Ugresic is sharp, funny and unafraid. . . . Orwell would
approve.--Times Literary Supplement
Hurtling between Weltschmerz and wit, drollness and diatribe, entropy
and enchantment, it's the juxtaposition at the heart of Dubravka
Ugresic's writings that saw Ruth Franklin dub her the fantasy cultural
studies professor you never had. In Europe in Sepia, Ugresic, ever the
flâneur, wanders from the Midwest to Zuccotti Park, the Irish Aran
Islands to Jerusalem's Mea Shearim, from the tristesse of Dutch housing
estates to the riots of south London, charting everything from the
listlessness of Central Europe to the ennui of the Low Countries. One
finger on the pulse of an exhausted Europe, another in the wounds of
postindustrial America, Ugresic trawls the fallout of political failure
and the detritus of popular culture, mining each for revelation.

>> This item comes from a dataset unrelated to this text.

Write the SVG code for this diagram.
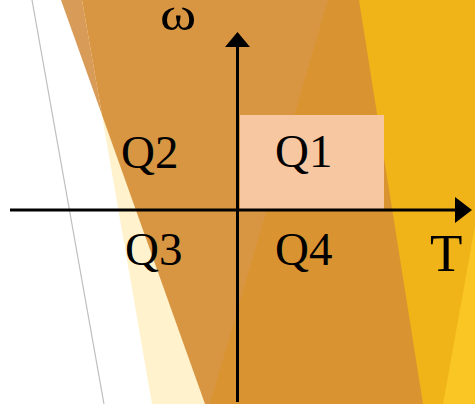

Infused with compassion and melancholic doubt, Europe in Sepia centers
on the disappearance of the future, the anxiety that no new utopian
visions have emerged from the ruins of communism; that ours is a time of
irreducible nostalgia, our surrender to pastism complete. Punctuated by
the levity of Ugresic's raucous instinct for the absurd, despair has
seldom been so beguiling.
Dubravka Ugresic is the author of several works of fiction and
several essay collections, including the NBCC award finalist, Karaoke
Culture. She went into exile from Croatia after being label a witch for
her anti-nationalistic stance during the Yugoslav war. She now resides
in the Netherlands.
David Williams did his doctoral research on the post-Yugoslav
writings of Dubravka Ugresic and the idea of a literature of the Eastern
European ruins. He is the author of Writing Postcommunism.